Bricks and cobblestones might get a cheaper shipping rate if the main cargo wasn’t heavy enough, but they were still cargo, NOT ballast.

Mary Miley says:
July 27, 2013 at 6:21 pm (Edit)
I’m convinced . . . but do you have any documentation for this?

Joe Ballard says:
May 25, 2015 at 7:43 pm (Edit)
Speaking of myths, it is a myth Mr. Greeley to suggest that ballast was free. I have an 1870 “ballast wanted” advertisement by the owners of a newly built ship looking for 250 tons of stone ballast and offering to pay 50 cents per ton. I am very interested in this “building stone ballast myth” and have been looking for information to debunk or confirm it for some time. I am pleased to find this discussion. Thanks!

Mary Miley says:
May 25, 2015 at 8:12 pm (Edit)
Cool! I wonder if the cost was for the ballast, per se, or if it was for the labor involved in carting it to the dock and loading it on the ship. Maybe the ballast was “free” but no one could expect it delivered for free. Any ideas?

Joe Ballard says:
May 25, 2015 at 8:28 pm (Edit)
It is interesting that the ship owners in the ad I refer to did not specify a particular type of stone wanted. They leave that to the convenience of those who are to locate it and move it. It would appear (in this case) that the stone had no value beyond its use as ballast; and, as you suggest the bulk of the cost was likely in the transportation of it.

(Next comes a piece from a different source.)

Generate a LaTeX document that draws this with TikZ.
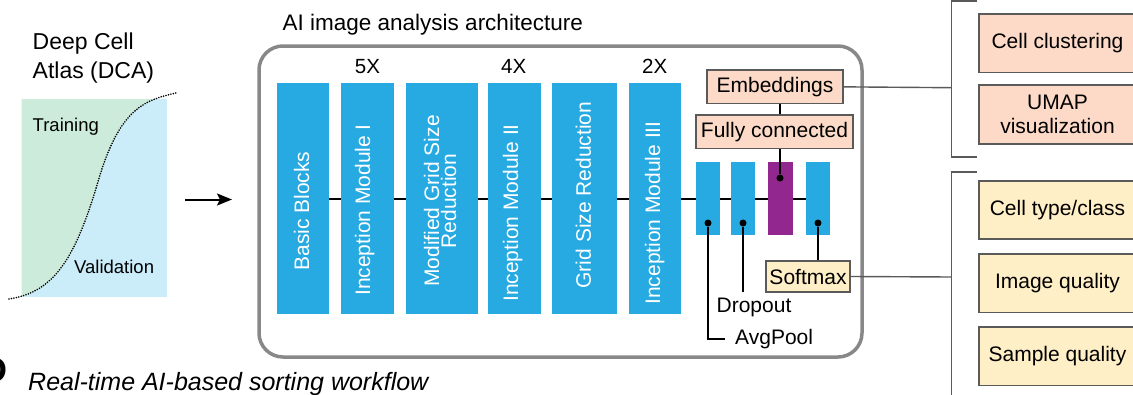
\documentclass[tikz,border=0pt]{standalone}
\usepackage{fontspec}
\setmainfont{Liberation Sans}
\usetikzlibrary{arrows.meta,calc}
\definecolor{cblue}{HTML}{27AAE1}
\definecolor{cpurple}{HTML}{92278F}
\definecolor{cpeach}{HTML}{FCDAC7}
\definecolor{cyell}{HTML}{FFEFC7}
\definecolor{cgreen}{HTML}{CDEBDA}
\definecolor{clblue}{HTML}{CBEDF9}
\definecolor{cframe}{HTML}{888888}
\definecolor{cline}{HTML}{5A5A5A}
\begin{document}
\begin{tikzpicture}[x=1pt,y=-1pt,
  blk/.style={fill=cblue, draw=none, inner sep=0pt, minimum height=231pt},
  sblk/.style={fill=cblue, draw=none, inner sep=0pt, minimum width=24pt, minimum height=73pt},
  rottxt/.style={rotate=90, text=white, font=\fontsize{21}{17}\selectfont, align=center, inner sep=0pt},
  pbox/.style={draw=cline, line width=1.2pt, fill=cpeach, inner sep=0pt, font=\fontsize{21}{24}\selectfont, align=center},
  ybox/.style={draw=cline, line width=1.2pt, fill=cyell, inner sep=0pt, font=\fontsize{21}{24}\selectfont, align=center},
  conn/.style={line width=2pt, black},
  gconn/.style={line width=1.4pt, cline},
  dotn/.style={circle, fill=black, inner sep=0pt, minimum size=7pt},
  dcurve/.style={line width=1.8pt, dash pattern=on 0pt off 2.5pt, line cap=round}
]
\useasboundingbox (0,0) rectangle (1133,394);
\clip (0,0) rectangle (1133,394);

% ---- DCA panel ----
\fill[clblue] (21.7,99) rectangle (166.7,296.7);
\begin{scope}
\clip (21.7,99) rectangle (166.7,296.7);
\fill[cgreen] (9,299) .. controls (55,292) and (76,258) .. (100,175) .. controls (121,108) and (145,100) .. (176,93) -- (176,80) -- (0,80) -- (0,299) -- cycle;
\end{scope}
\draw[dcurve] (9,299) .. controls (55,292) and (76,258) .. (100,175) .. controls (121,108) and (145,100) .. (176,93);
\node[anchor=north west, inner sep=0pt, align=left, font=\fontsize{23}{29}\selectfont] (dca) at (32.5,32.3) {Deep Cell\\Atlas (DCA)};
\node[anchor=base west, inner sep=0pt, font=\fontsize{18.5}{22}\selectfont] (train) at (32.5,131.5) {Training};
\node[anchor=base west, inner sep=0pt, font=\fontsize{18.5}{22}\selectfont] (valid) at (74,273) {Validation};
\coordinate (arrA) at (185,199.5);
\coordinate (arrB) at (232,199.5);
\draw[line width=2pt, -{Stealth[length=15pt,width=12pt,inset=3pt]}] (arrA) -- (arrB);

% ---- panel label / caption ----
\node[anchor=base east, inner sep=0pt, font=\fontsize{36}{40}\bfseries\selectfont] (plabel) at (8,382) {D};
\node[anchor=base west, inner sep=0pt, font=\fontsize{25}{28}\itshape\selectfont] (caption) at (28,390) {Real-time AI-based sorting workflow};

% ---- architecture frame ----
\node[anchor=base west, inner sep=0pt, font=\fontsize{22.5}{26}\selectfont] (title) at (282.5,30.5) {AI image analysis architecture};
\draw[cframe, line width=3.5pt, rounded corners=24pt] (259,46) rectangle (862,357);

% big blocks
\node[blk, minimum width=52.3pt] (b1) at (302.85,198.5) {};
\node[blk, minimum width=52.7pt] (b2) at (367.35,198.5) {};
\node[blk, minimum width=72pt]   (b3) at (442,198.5) {};
\node[blk, minimum width=52.7pt] (b4) at (514.35,198.5) {};
\node[blk, minimum width=64.7pt] (b5) at (584.35,198.5) {};
\node[blk, minimum width=52pt]   (b6) at (655,198.5) {};
% small blocks
\node[sblk] (b7) at (707.7,198.5) {};
\node[sblk] (b8) at (743,198.5) {};
\node[sblk, fill=cpurple, minimum width=25pt] (b9) at (780.5,198.5) {};
\node[sblk] (b10) at (818,198.5) {};

% backbone line
\draw[conn] (b1.east) -- (b2.west);
\draw[conn] (b2.east) -- (b3.west);
\draw[conn] (b3.east) -- (b4.west);
\draw[conn] (b4.east) -- (b5.west);
\draw[conn] (b5.east) -- (b6.west);
\draw[conn] (b6.east) -- (b7.west);
\draw[conn] (b7.east) -- (b8.west);
\draw[conn] (b8.east) -- (b9.west);
\draw[conn] (b9.east) -- (b10.west);

% block texts
\node[rottxt] (t1) at (301.7,211) {Basic Blocks};
\node[rottxt] (t2) at (364.7,210) {Inception Module I};
\node[rottxt] (t3) at (440,201) {Modified Grid Size\\Reduction};
\node[rottxt] (t4) at (512.8,213) {Inception Module II};
\node[rottxt] (t5) at (583.3,195) {Grid Size Reduction};
\node[rottxt] (t6) at (654.7,213) {Inception Module III};

% repeat labels
\node[anchor=base, inner sep=0pt, font=\fontsize{20.5}{24}\selectfont] (r5) at (367.5,73.3) {5X};
\node[anchor=base, inner sep=0pt, font=\fontsize{20.5}{24}\selectfont] (r4) at (513.7,73.3) {4X};
\node[anchor=base, inner sep=0pt, font=\fontsize{20.5}{24}\selectfont] (r2) at (654.7,73.3) {2X};

% head boxes
\node[pbox, minimum width=136pt, minimum height=33.7pt] (emb) at (775,86.85) {Embeddings};
\node[pbox, minimum width=157pt, minimum height=33.7pt] (fc) at (774.5,131.85) {Fully connected};
\node[ybox, minimum width=84pt, minimum height=31pt] (sm) at (808,276.5) {Softmax};

% dots
\node[dotn] (d7) at (708,223) {};
\node[dotn] (d8) at (743,223) {};
\node[dotn] (d9) at (780,178) {};
\node[dotn] (d10) at (818,223) {};

\draw[conn] (emb.south -| d9) -- (fc.north -| d9);
\draw[conn] (fc.south -| d9) -- (d9);
\draw[conn] (d10) -- (sm.north -| d10);
\coordinate (dropend) at (743,291.7);
\draw[conn] (d8) -- (dropend);
\coordinate (avgend) at (725,338.7);
\draw[conn] (d7) |- (avgend);
\node[anchor=base, inner sep=0pt, font=\fontsize{21}{24}\selectfont] (drop) at (754,312) {Dropout};
\node[anchor=base west, inner sep=0pt, font=\fontsize{21}{24}\selectfont] (avg) at (735,344.5) {AvgPool};

% ---- outputs ----
\coordinate (j1) at (951.5,87.7);
\coordinate (j2) at (951.5,277);
\draw[gconn] (emb.east) -- (j1);
\draw[gconn] (sm.east) -- (j2);
\coordinate (k1a) at (977,1);
\coordinate (k1b) at (977,157);
\coordinate (k2a) at (977,172);
\coordinate (k2b) at (951.5,400);
\draw[gconn] (k1a) -- (951.5,1) -- (951.5,157) -- (k1b);
\draw[gconn] (k2a) -- (951.5,172) -- (k2b);

\node[pbox, minimum width=157pt, minimum height=58.7pt] (cc) at (1057.5,43.35) {Cell clustering};
\node[pbox, minimum width=157pt, minimum height=59pt, font=\fontsize{21}{23.5}\selectfont] (umap) at (1057.5,114.5) {UMAP\\visualization};
\node[ybox, minimum width=157pt, minimum height=58pt] (ct) at (1057.5,210) {Cell type/class};
\node[ybox, minimum width=157pt, minimum height=58.7pt] (iq) at (1057.5,283.35) {Image quality};
\node[ybox, minimum width=157pt, minimum height=58.7pt] (sq) at (1057.5,356.35) {Sample quality};
\end{tikzpicture}
\end{document}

Bill the History Geek says:
November 30, 2014 at 10:08 pm (Edit)
I hear a variation of this myth at many of the colonial houses here in Tidewater Virginia. The tour guide will say that their bricks were imported from England. One church makes this claim even though their own vestry records say otherwise. “Ordered that Col: Anthony Walke Capt: Francis Land & Capt: Francis Moseley & Capt: Jacob Ellegood or any two of them agree with Some person to make Sixty thousand bricks or more this fall towards building the new Church ” Needless to say, I am no longer welcome there. I have heard that oyster shells will glow under a black light. I have seen bits of shell in the bricks of most of these places. If a brick were imported, would it contain oyster shells. Not bloody likely.

Mary Miley says:
December 1, 2014 at 8:28 am (Edit)
As you say, colonial American bricks were locally made. So locally, in fact, that they were often made very near the building site because transporting them was such a problem–and an expense.